Senator Patrick Leahy (D-VT) today introduced the Growing Farm to School Programs Act (S. 3123), a popular proposal to authorize $50 million to USDA to provide start-up funds to communities across the country linking farmers and ranchers to the school lunch program. Senator Leahy’s bill is designed to improve the quality of school lunches while also stimulating local and regional small and medium-sized farms and food systems.
The bill has already been cosponsored by13 senators, including seven members of the Senate Agriculture Committee: Senators Arlen Specter (D-PA), Richard Durbin (D-IL), Michael Bennet (D-CO), Sherrod Brown (D-OH), Robert Casey (D-PA), Kirsten Gillibrand (D-NY), Tom Harkin (D-IA), Amy Klobuchar (D-MN), Patty Murray (D-WA), Bernie Sanders (D-VT), Charles Schumer (D-NY), Jeanne Shaheen (D-NH), and Tom Udall (D-NM).

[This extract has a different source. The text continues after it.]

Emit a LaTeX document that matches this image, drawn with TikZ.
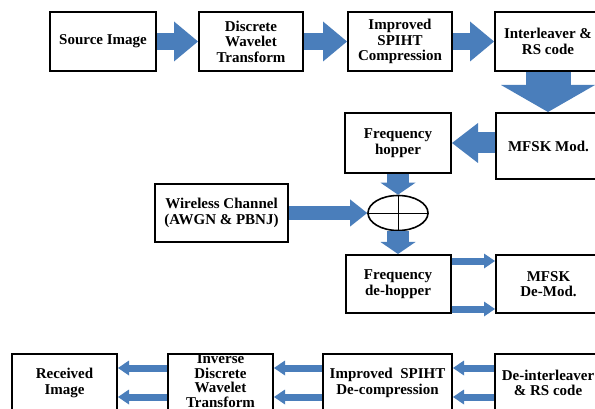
\documentclass[tikz,border=0pt]{standalone}
\usepackage{fontspec}
\setmainfont{Liberation Serif}
\usetikzlibrary{arrows.meta,shapes.geometric}
\definecolor{arrowblue}{RGB}{74,126,187}
\tikzset{
  blk/.style={draw, line width=2pt, align=center, inner sep=0pt,
    font=\fontsize{15}{15.5}\selectfont\bfseries},
  bigarrow/.style n args={3}{arrowblue, line width=#1,
    -{Triangle[width=#2,length=#3,line width=0pt]}},
  thinarrow/.style={bigarrow={7pt}{15pt}{11pt}}
}
\begin{document}
\begin{tikzpicture}[x=1pt,y=-1pt]
\clip (0,0) rectangle (595,409);

% transmitter
\node[blk, minimum width=106pt, minimum height=59pt] (src) at (103,41.5) {Source Image};
\node[blk, minimum width=104pt, minimum height=59pt] (dwt) at (251,41.5) {Discrete\\Wavelet\\Transform};
\node[blk, minimum width=104pt, minimum height=59pt] (spiht) at (400,41.5) {Improved\\SPIHT\\Compression};
\node[blk, minimum width=106pt, minimum height=59pt] (intl) at (548,41.5) {Interleaver \&\\RS code};
\node[blk, minimum width=105pt, minimum height=66pt] (mod) at (548.5,146) {MFSK Mod.};
\node[blk, minimum width=106pt, minimum height=60pt] (hop) at (398,143) {Frequency\\hopper};

\draw[bigarrow={17pt}{40pt}{24pt}] (src) -- (dwt);
\draw[bigarrow={17pt}{40pt}{24pt}] (dwt) -- (spiht);
\draw[bigarrow={17pt}{40pt}{24pt}] (spiht) -- (intl);
\draw[bigarrow={45pt}{94pt}{27pt}] (intl) -- (intl |- mod.north);
\draw[bigarrow={21pt}{40pt}{26pt}] (mod.west |- hop) -- (hop);

% channel
\node[draw, ellipse, line width=1.6pt, minimum width=60pt, minimum height=35pt, inner sep=0pt] (sum) at (398,213) {};
\draw[line width=0.6pt] (sum.north) -- (sum.south) (sum.west) -- (sum.east);
\node[blk, minimum width=133pt, minimum height=58pt] (chan) at (221.5,213) {Wireless Channel\\(AWGN \& PBNJ)};

\draw[bigarrow={22pt}{35pt}{12pt}] (hop) -- (sum);
\draw[bigarrow={14pt}{27pt}{17pt}] (chan) -- (sum);

% receiver
\node[blk, minimum width=105pt, minimum height=58pt] (dehop) at (398,284) {Frequency\\de-hopper};
\node[blk, minimum width=105pt, minimum height=58pt] (demod) at (548.5,284) {MFSK\\De-Mod.};

\draw[bigarrow={22pt}{35pt}{12pt}] (sum) -- (dehop);
\draw[thinarrow] ([yshift=-7pt]dehop.north east) -- ([yshift=-7pt]demod.north west);
\draw[thinarrow] ([yshift=5pt]dehop.south east) -- ([yshift=5pt]demod.south west);

\node[blk, minimum width=105pt, minimum height=58pt] (recv) at (64.5,383) {Received\\Image};
\node[blk, minimum width=105pt, minimum height=58pt] (idwt) at (220.5,383) {};
\node[align=center, inner sep=0pt, font=\fontsize{15}{14.5}\selectfont\bfseries] (idwttext) at (220.5,380.5) {Inverse\\Discrete\\Wavelet\\Transform};
\node[blk, minimum width=129pt, minimum height=58pt] (despiht) at (387.5,383) {Improved~~SPIHT\\De-compression};
\node[blk, minimum width=106pt, minimum height=58pt] (deint) at (548,383) {De-interleaver\\\& RS code};

\foreach \a/\b in {deint/despiht, despiht/idwt, idwt/recv} {
  \draw[thinarrow] ([yshift=-15pt]\a.north west) -- ([yshift=-15pt]\b.north east);
  \draw[thinarrow] ([yshift=-44pt]\a.north west) -- ([yshift=-44pt]\b.north east);
}

\end{tikzpicture}
\end{document}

NSAC strongly supports this legislation and is encouraging Senators to join as co-sponsors. The companion bill in the House of Representatives is Rep. Holt’s Farm to School Improvements Act of 2010 (HR 4710).
Farm to school programs have emerged in communities nationwide over the past ten years but their growth has been hampered by the lack of consistent, national funding and support.
“Connecting farms to schools makes sense in so many ways, from economic to nutrition. The school lunch program is a sizable buyer in every community. There is no need to start from scratch….This bill is a catalyst to forge these connections and let them flourish,” said Senator Leahy in a press release today.
The Growing Farm to School Programs Act builds on work that Senators Leahy and Specter began in 2004 encouraging farm to school programs through a provision they wrote, which was included in the 2004 Child Nutrition Act reauthorization.
NSAC will continue to follow the progress of farm to school bills in the House and Senate and work to have mandatory funding for the programs included in the final Child Nutrition reauthorization approved by both Houses.